In: Operations Management
Price judgement could be regarded as judgement one would take while setting the price of any product by the organisation apart from the cost. Many bike companies like Yamaha etc struggle because of their price judgements because there exists a lot number of companies offering the bikes all around the world. Any slight change in the price of the bike apart from the competitor one's would affect the deman strategically. Thus, a company offering bikes has to first analyse it's own unique selling features and the qualitative factors that its bike would service which would make it a premium ranging bike or a normal range one. Some ways a bike company can compare it prices with the competitors are:
1. Either to set the price lower to attrach more customer: The first factor would be set the price lower than what is being offered by the competitor's organisation. By doing this, a strategic cost based strategy could be utilised by your company where one tries to lower its cost so much that economies of scale could be achieved and the price could be set lower so that customers could be attracted and but your product to increase the sales volume.

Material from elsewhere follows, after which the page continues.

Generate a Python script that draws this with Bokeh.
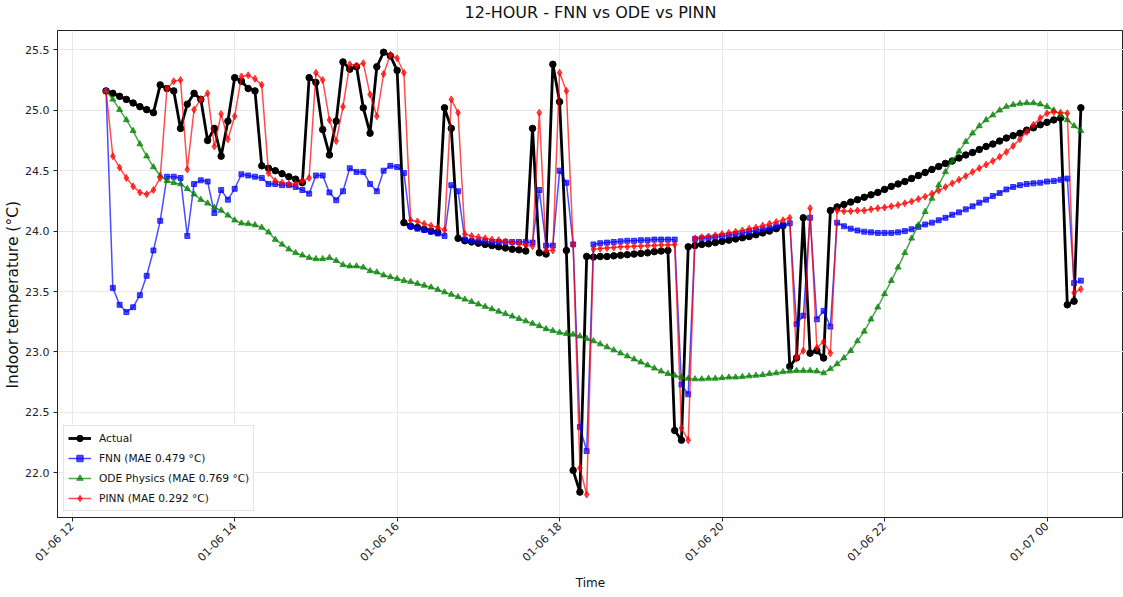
import math
import pandas as pd
from bokeh.plotting import figure
from bokeh.models import (Range1d, FixedTicker, DatetimeTickFormatter, Legend,
                          LegendItem, NumeralTickFormatter, Title)
from bokeh.embed import file_html
from bokeh.resources import INLINE

# ---------------- data ----------------
start_time = "2025-01-06 12:25"
n_points = 145
step = "5min"

actual = [25.16, 25.14, 25.115, 25.09, 25.06, 25.03, 25.005, 24.98, 25.21, 25.18,
          25.16, 24.85, 25.05, 25.14, 25.09, 24.75, 24.85, 24.62, 24.91, 25.27,
          25.24, 25.18, 25.16, 24.54, 24.52, 24.50, 24.475, 24.45, 24.43, 24.40,
          25.27, 25.23, 24.84, 24.63, 24.91, 25.40, 25.34, 25.36, 25.02, 24.81,
          25.36, 25.48, 25.45, 25.33, 24.07, 24.04, 24.03, 24.015, 24.0, 23.99,
          25.02, 24.85, 23.94, 23.92, 23.91, 23.90, 23.89, 23.88, 23.87, 23.86,
          23.85, 23.845, 23.835, 24.85, 23.82, 23.81, 25.38, 25.07, 23.84, 22.02,
          21.84, 23.79, 23.785, 23.79, 23.79, 23.795, 23.80, 23.805, 23.81, 23.815,
          23.82, 23.83, 23.835, 23.84, 22.35, 22.27, 23.87, 23.88, 23.89, 23.895,
          23.905, 23.915, 23.925, 23.935, 23.945, 23.955, 23.97, 23.985, 24.0, 24.02,
          24.045, 22.88, 22.95, 24.11, 22.99, 23.01, 22.95, 24.17, 24.20, 24.22,
          24.24, 24.26, 24.28, 24.30, 24.32, 24.345, 24.37, 24.39, 24.41, 24.435,
          24.46, 24.485, 24.51, 24.535, 24.56, 24.58, 24.605, 24.63, 24.65, 24.675,
          24.70, 24.72, 24.745, 24.77, 24.79, 24.81, 24.835, 24.855, 24.88, 24.90,
          24.92, 24.935, 23.39, 23.42, 25.02]

fnn = [25.16, 23.53, 23.39, 23.33, 23.37, 23.47, 23.63, 23.84, 24.085, 24.45,
       24.45, 24.44, 23.96, 24.39, 24.42, 24.41, 24.15, 24.34, 24.26, 24.35,
       24.47, 24.46, 24.45, 24.44, 24.39, 24.39, 24.38, 24.38, 24.365, 24.34,
       24.31, 24.46, 24.46, 24.32, 24.255, 24.33, 24.52, 24.49, 24.49, 24.39,
       24.33, 24.50, 24.54, 24.53, 24.48, 24.04, 24.02, 24.01, 23.995, 23.98,
       23.96, 24.38, 24.33, 23.93, 23.92, 23.915, 23.915, 23.91, 23.91, 23.91,
       23.91, 23.91, 23.91, 23.905, 24.34, 23.88, 23.88, 24.50, 24.40, 23.89,
       22.38, 22.18, 23.89, 23.90, 23.905, 23.91, 23.915, 23.92, 23.92, 23.925,
       23.925, 23.93, 23.93, 23.93, 23.93, 22.73, 22.65, 23.935, 23.94, 23.945,
       23.95, 23.96, 23.965, 23.975, 23.985, 23.995, 24.005, 24.015, 24.025, 24.04,
       24.05, 24.065, 23.23, 23.30, 24.11, 23.27, 23.34, 23.21, 24.07, 24.04,
       24.02, 24.005, 23.995, 23.99, 23.985, 23.985, 23.985, 23.99, 24.0, 24.015,
       24.035, 24.055, 24.07, 24.09, 24.11, 24.135, 24.155, 24.18, 24.205, 24.235,
       24.26, 24.29, 24.315, 24.345, 24.365, 24.38, 24.39, 24.395, 24.40, 24.41,
       24.415, 24.425, 24.435, 23.57, 23.59]

ode = [25.16, 25.09, 25.005, 24.92, 24.83, 24.72, 24.62, 24.53, 24.46, 24.415,
       24.40, 24.39, 24.35, 24.305, 24.26, 24.23, 24.195, 24.17, 24.13, 24.09,
       24.065, 24.06, 24.05, 24.03, 23.99, 23.93, 23.89, 23.85, 23.82, 23.80,
       23.78, 23.77, 23.77, 23.78, 23.755, 23.72, 23.71, 23.71, 23.70, 23.67,
       23.66, 23.635, 23.62, 23.605, 23.59, 23.58, 23.565, 23.55, 23.535, 23.515,
       23.495, 23.475, 23.455, 23.435, 23.415, 23.395, 23.375, 23.355, 23.335, 23.315,
       23.295, 23.275, 23.255, 23.235, 23.215, 23.19, 23.175, 23.16, 23.15, 23.145,
       23.13, 23.11, 23.09, 23.065, 23.04, 23.015, 22.99, 22.965, 22.94, 22.915,
       22.89, 22.865, 22.84, 22.82, 22.805, 22.79, 22.78, 22.775, 22.775, 22.78,
       22.78, 22.785, 22.79, 22.79, 22.795, 22.80, 22.805, 22.81, 22.82, 22.825,
       22.835, 22.84, 22.845, 22.845, 22.845, 22.84, 22.825, 22.86, 22.90, 22.95,
       23.01, 23.09, 23.17, 23.27, 23.37, 23.48, 23.59, 23.70, 23.82, 23.94,
       24.05, 24.16, 24.27, 24.38, 24.49, 24.58, 24.66, 24.74, 24.81, 24.87,
       24.92, 24.96, 25.0, 25.03, 25.045, 25.055, 25.06, 25.06, 25.05, 25.03,
       25.0, 24.96, 24.92, 24.87, 24.83]

pinn = [25.16, 24.62, 24.525, 24.44, 24.37, 24.32, 24.305, 24.34, 24.44, 25.18,
        25.24, 25.25, 24.51, 25.005, 25.09, 25.14, 24.70, 24.97, 24.76, 24.95,
        25.28, 25.29, 25.26, 25.21, 24.48, 24.415, 24.40, 24.39, 24.39, 24.415,
        24.44, 25.31, 25.25, 24.92, 24.745, 25.03, 25.38, 25.37, 25.39, 25.13,
        24.95, 25.30, 25.46, 25.43, 25.31, 24.09, 24.08, 24.06, 24.045, 24.03,
        24.01, 25.09, 24.98, 23.975, 23.96, 23.95, 23.94, 23.93, 23.925, 23.915,
        23.905, 23.895, 23.885, 23.875, 24.98, 23.84, 23.84, 25.31, 25.16, 23.89,
        22.04, 21.82, 23.85, 23.855, 23.86, 23.865, 23.87, 23.87, 23.875, 23.875,
        23.88, 23.88, 23.885, 23.885, 23.89, 22.37, 22.27, 23.94, 23.95, 23.955,
        23.965, 23.975, 23.985, 23.995, 24.005, 24.02, 24.03, 24.045, 24.06, 24.075,
        24.09, 24.11, 22.95, 23.01, 24.19, 23.035, 23.085, 22.99, 24.17, 24.165,
        24.165, 24.17, 24.17, 24.18, 24.19, 24.195, 24.205, 24.215, 24.23, 24.245,
        24.265, 24.285, 24.31, 24.335, 24.365, 24.395, 24.425, 24.455, 24.49, 24.52,
        24.55, 24.58, 24.615, 24.655, 24.705, 24.76, 24.82, 24.88, 24.935, 24.975,
        24.985, 24.98, 24.975, 23.49, 23.52]

labels = ["Actual", "FNN (MAE 0.479 °C)", "ODE Physics (MAE 0.769 °C)", "PINN (MAE 0.292 °C)"]
x_tick_times = ["2025-01-06 12:00", "2025-01-06 14:00", "2025-01-06 16:00", "2025-01-06 18:00",
                "2025-01-06 20:00", "2025-01-06 22:00", "2025-01-07 00:00"]
y_ticks = [22.0, 22.5, 23.0, 23.5, 24.0, 24.5, 25.0, 25.5]

times = pd.date_range(start_time, periods=n_points, freq=step)

# ---------------- figure ----------------
FONT = "DejaVu Sans"
x_start = pd.Timestamp("2025-01-06 11:49:08")
x_end = pd.Timestamp("2025-01-07 00:56:30")

p = figure(width=1123, height=597, x_axis_type="datetime",
           output_backend="svg", toolbar_location=None,
           x_range=Range1d(x_start, x_end),
           y_range=Range1d(21.63, 25.66),
           min_border_left=57, min_border_right=0, min_border_top=28, min_border_bottom=80)

p.background_fill_color = "white"
p.border_fill_color = "white"
p.outline_line_color = "#222222"
p.outline_line_width = 1

p.title.text = "12-HOUR - FNN vs ODE vs PINN"
p.title.align = "center"
p.title.text_font = FONT
p.title.text_font_size = "16px"
p.title.text_font_style = "normal"
p.title.text_color = "#111111"
p.title.standoff = 0
# thin spacer between title and frame
p.add_layout(Title(text=" ", text_font_size="1px", standoff=6), "above")

# y-axis title as a side title (allows matching its vertical placement)
p.add_layout(Title(text="Indoor temperature (°C)", align="left", offset=129,
                   text_font=FONT, text_font_size="15.5px", text_font_style="normal",
                   text_color="#111111", standoff=1), "left")

xt = FixedTicker(ticks=[pd.Timestamp(t).value / 1e6 for t in x_tick_times])
p.xaxis.ticker = xt
p.xgrid.ticker = xt
fmt = "%m-%d %H"
p.xaxis.formatter = DatetimeTickFormatter(milliseconds=fmt, seconds=fmt, minsec=fmt, minutes=fmt,
                                          hourmin=fmt, hours=fmt, days=fmt, months=fmt, years=fmt)
p.xaxis.major_label_orientation = math.pi / 4

yt = FixedTicker(ticks=y_ticks)
p.yaxis.ticker = yt
p.ygrid.ticker = yt
p.yaxis.formatter = NumeralTickFormatter(format="0.0")

for ax in (p.xaxis, p.yaxis):
    ax.axis_label_text_font = FONT
    ax.axis_label_text_font_style = "normal"
    ax.axis_label_text_font_size = "12px"
    ax.axis_label_text_color = "#111111"
    ax.major_label_text_font = FONT
    ax.major_label_text_font_size = "11px"
    ax.major_label_text_color = "#222222"
    ax.axis_line_color = "#222222"
    ax.major_tick_line_color = "#222222"
    ax.major_tick_out = 4
    ax.major_tick_in = 0
    ax.minor_tick_line_color = None

p.xaxis.axis_label = "Time"
p.xaxis.major_label_standoff = 3
p.yaxis.major_label_standoff = 4
p.xaxis.axis_label_standoff = 4

p.grid.grid_line_color = "#e8e8e8"
p.grid.grid_line_width = 1

# ---------------- series ----------------
items = []
la = p.line(times, actual, line_color="black", line_width=2.8)
sa = p.scatter(times, actual, marker="circle", size=6.5, color="black")
items.append(LegendItem(label=labels[0], renderers=[la, sa]))

lf = p.line(times, fnn, line_color="blue", line_width=1.5, line_alpha=0.7)
sf = p.scatter(times, fnn, marker="square", size=5, color="blue", alpha=0.7)
items.append(LegendItem(label=labels[1], renderers=[lf, sf]))

lo = p.line(times, ode, line_color="green", line_width=1.5, line_alpha=0.7)
so = p.scatter(times, ode, marker="triangle", size=6, color="green", alpha=0.7)
items.append(LegendItem(label=labels[2], renderers=[lo, so]))

lp = p.line(times, pinn, line_color="red", line_width=1.5, line_alpha=0.7)
sp = p.scatter(times, pinn, marker="diamond", size=7, color="red", alpha=0.7)
items.append(LegendItem(label=labels[3], renderers=[lp, sp]))

legend = Legend(items=items, location="bottom_left")
legend.label_text_font = FONT
legend.label_text_font_size = "10.6px"
legend.label_text_color = "#111111"
legend.glyph_width = 23
legend.glyph_height = 16
legend.label_height = 16
legend.spacing = 4
legend.padding = 4
legend.margin = 6
legend.label_standoff = 8
legend.border_line_color = "#cccccc"
legend.background_fill_alpha = 0.85
p.add_layout(legend)

open("out.html", "w").write(file_html(p, INLINE))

2. Either to set price higher because of the quality served: Another way is to set the price higher than that of your competitor's product. This could be done to ensure that you are serving a premium class quality by your brand name and thus would charge higher because the costs are higher. That would make your product a luxuary and thus, sales would be increased by the people who buy because of choice and quality.
3. To set the price more or less same as the competitior's: Last method is to keep your price more and less same as your competitiors'. By doing this, no fights or risks could be faced. You are keeping a price which is same and it is totlaly on the customer who he/she percieves to be a better brand and it all depends upon the marketing and the advertisement your company does to promote.